Carl Ford

No. 19
- Position: Wide receiver

Personal information
- Born: October 8, 1980 (age 45) Monroe, Michigan, U.S.
- Listed height: 6 ft 0 in (1.83 m)
- Listed weight: 180 lb (82 kg)

Career information
- High school: Monroe (MI)
- College: Toledo
- NFL draft: 2003: 7th round, 256th overall pick

Career history
- Green Bay Packers (2003); Chicago Bears (2004–2005); Philadelphia Eagles (2005); Detroit Lions (2007)*; Chicago Rush (2007);
- * Offseason or practice squad member only

Awards and highlights
- Second-team All-MAC (2002);
- Stats at Pro Football Reference
- Stats at ArenaFan.com

= Carl Ford (American football) =

American football player (born 1980)

Carl Ford III (born October 8, 1980) is an American former professional football player who was a wide receiver in the National Football League (NFL). He was selected by the Green Bay Packers in the seventh round of the 2003 NFL draft. He played college football at Toledo. Ford was also a member of the Chicago Bears, Philadelphia Eagles, Detroit Lions and Chicago Rush.

==Early life==
Ford played high school football at Monroe High School in Monroe, Michigan. He caught 16 passes for 238 yards his junior year. He recorded 35 receptions for 644 yards and 67 rushes for 505 yards his senior season. Overall, Ford scored 16 touchdown his senior year, including three kick return touchdowns. He was ranked no. 15 on the Detroit Free Press "Fab 50" list and no. 32 on the Detroit News "Blue Chip" list. He also played basketball and ran track in high school. Ford finished second in the state 400-meter dash to fellow NFL player Charles Rogers his senior season.

==College career==
Ford played college football for the Toledo Rockets from 1999 to 2002. He caught 15 passes for 172 yards and two touchdowns as a freshman in 1999 while also returning 13 kicks for 260 yards. He totaled nine receptions for 86 yards and returned six kicks for 97 yards during the 2000 season. Ford caught 46 passes for 646 yards and six touchdowns his junior year in 2001. He recorded 79 receptions for a school-record 1,062 yards and nine touchdowns his senior season in 2002 while also returning five kicks for 98 yards.
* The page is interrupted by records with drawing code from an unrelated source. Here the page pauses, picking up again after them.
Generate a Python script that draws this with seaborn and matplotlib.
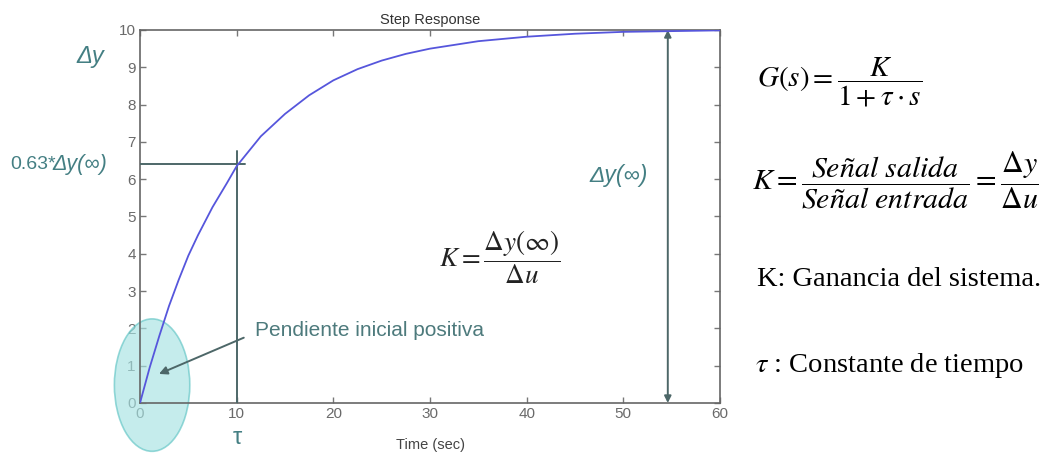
import numpy as np
import pandas as pd
import matplotlib
matplotlib.use("Agg")
import matplotlib.pyplot as plt
from matplotlib.patches import Ellipse
import seaborn as sns

# step response
time_sec = [0, 1, 2, 3, 4, 5, 6, 7.5, 9, 10, 12.5, 15, 17.5, 20, 22.5, 25, 27.5, 30,
            35, 40, 45, 50, 55, 60]
delta_y = [0, 0.95, 1.8, 2.6, 3.3, 3.95, 4.5, 5.25, 5.9, 6.35, 7.15, 7.75, 8.25, 8.65,
           8.95, 9.18, 9.36, 9.5, 9.7, 9.82, 9.9, 9.95, 9.97, 9.99]
y_ticks = list(range(0, 11))
x_ticks = [0, 10, 20, 30, 40, 50, 60]
tau = 10
level_63 = 6.4
y_final = 10

df = pd.DataFrame({"t": time_sec, "y": delta_y})

sns.set_style("ticks")
plt.rcParams["font.family"] = ["Liberation Sans", "DejaVu Sans"]
plt.rcParams["mathtext.fontset"] = "stix"

teal = "#447f83"
line_dark = "#4d6768"
tick_grey = "#6a6a6a"

fig = plt.figure(figsize=(10.53, 4.53), dpi=100)
ax = fig.add_axes([140 / 1053, 50 / 453, 580 / 1053, 373 / 453])

sns.lineplot(data=df, x="t", y="y", ax=ax, color="#5656dc", linewidth=1.3, zorder=4)

ax.set_xlim(0, 60)
ax.set_ylim(0, y_final)
ax.set_xticks(x_ticks)
ax.set_yticks(y_ticks)
ax.tick_params(direction="in", top=True, right=True, length=4, width=1,
               colors="#777777", labelcolor=tick_grey, labelsize=11, pad=3)
for s in ax.spines.values():
    s.set_color("#666666")
    s.set_linewidth(1.2)
ax.set_xlabel("Time (sec)", fontsize=10.5, color="#444444", labelpad=12)
ax.set_ylabel("")
ax.set_title("Step Response", fontsize=10.5, color="#333333", pad=4)

# 63% construction lines
ax.plot([0, tau + 0.9], [level_63, level_63], color=line_dark, lw=1.4, zorder=3)
ax.plot([tau, tau], [0, level_63 + 0.35], color=line_dark, lw=1.4, zorder=3)

# initial slope ellipse
ell = Ellipse((1.25, 0.48), 7.8, 3.55, facecolor="#a6e3e3", edgecolor="#5fc4c4",
              lw=1.2, alpha=0.65, clip_on=False, zorder=2)
ax.add_patch(ell)
ax.annotate("", xy=(1.7, 0.75), xytext=(11.0, 1.78),
            arrowprops=dict(arrowstyle="-|>", color=line_dark, lw=1.4,
                            mutation_scale=12), zorder=5)
ax.text(11.9, 1.95, "Pendiente inicial positiva", fontsize=15, color="#4d7a7c",
        va="center", ha="left")

# final value double arrow
ax.annotate("", xy=(54.6, y_final), xytext=(54.6, 0),
            arrowprops=dict(arrowstyle="<|-|>", color=line_dark, lw=1.4,
                            mutation_scale=10, shrinkA=0, shrinkB=0))
ax.text(46.5, 6.1, "Δy(∞)", fontsize=16.5, color=teal, style="italic",
        va="center", ha="left")

ax.text(37.2, 3.9, r"$K = \dfrac{\Delta y(\infty)}{\Delta u}$", fontsize=19.5,
        color="#222222", va="center", ha="center")

# labels outside the axes
fig.text(90 / 1053, 1 - 57 / 453, "Δy", fontsize=17, color=teal, style="italic",
         va="center", ha="center")
fig.text(10 / 1053, 1 - 164 / 453, "0.63*", fontsize=14, color=teal,
         va="center", ha="left")
fig.text(52 / 1053, 1 - 164 / 453, "Δy(∞)", fontsize=15.5, color=teal, style="italic",
         va="center", ha="left")
fig.text(237 / 1053, 1 - 438 / 453, "τ", fontsize=17, color=teal,
         va="center", ha="center")

# right side formulas
fig.text(757 / 1053, 1 - 82 / 453, r"$G(s) = \dfrac{K}{1 + \tau \cdot s}$",
         fontsize=21, color="black", va="center", ha="left")
fig.text(752 / 1053, 1 - 180 / 453,
         r"$K = \dfrac{\mathit{Señal\ salida}}{\mathit{Señal\ entrada}} = \dfrac{\Delta y}{\Delta u}$",
         fontsize=21.5, color="black", va="center", ha="left")
fig.text(757 / 1053, 1 - 280 / 453, "K: Ganancia del sistema.", fontsize=20.5,
         color="black", va="center", ha="left", family=["Liberation Serif"])
fig.text(755 / 1053, 1 - 365 / 453, r"$\tau$ : Constante de tiempo", fontsize=20.5,
         color="black", va="center", ha="left", family=["Liberation Serif"])

fig.savefig("out.png", dpi=100, facecolor="white")
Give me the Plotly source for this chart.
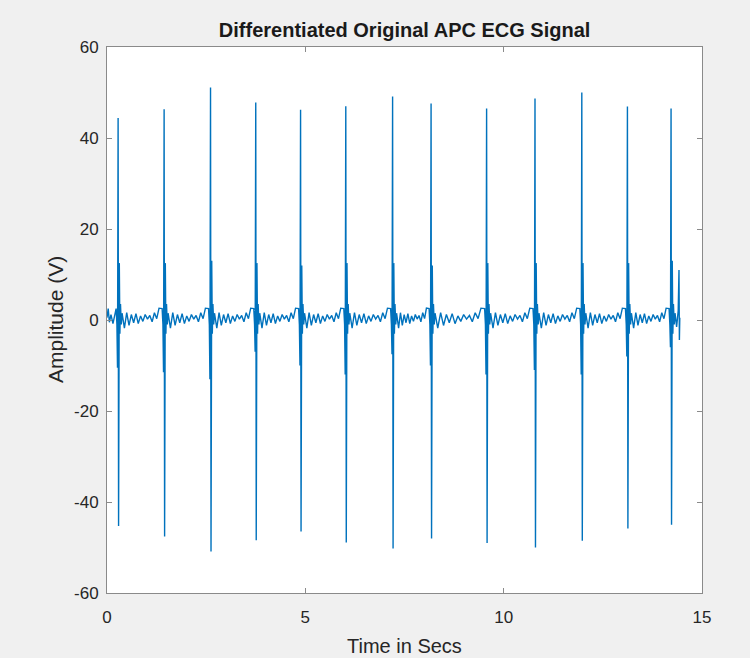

Overall, he totaled 149 receptions for 1,966 yards and 17 touchdowns during his college career.

==Professional career==
Ford was selected by the Green Bay Packers in the seventh round, with the 256th overall pick, of the 2003 NFL draft. He officially signed with the team on July 16, 2003. He was placed on injured reserve on August 31, 2003. The next year, Ford was waived by the Packers on September 5, 2004.

He was signed to the practice squad of the Chicago Bears on September 7, 2004. He signed a reserve/future contract with the Bears on January 3, 2005. He played in 10 games for the Bears in 2005, making three solo tackles, before being waived on November 22, 2005.

Ford signed with the Philadelphia Eagles on November 23, 2005. He was waived on August 26, 2006.

Ford was signed by the Chicago Rush of the Arena Football League (AFL) on November 2, 2006. He was placed on refuse to report on February 4, 2007, after having signed with the Lions. After being released by the Lions, he was activated by the Rush on April 5, 2007. Ford was placed on injured reserve on April 19. He was waived by the Rush on May 22, 2007.

He signed a reserve/future contract with the Detroit Lions on January 2, 2007. He was waived by the Lions on April 3, 2007.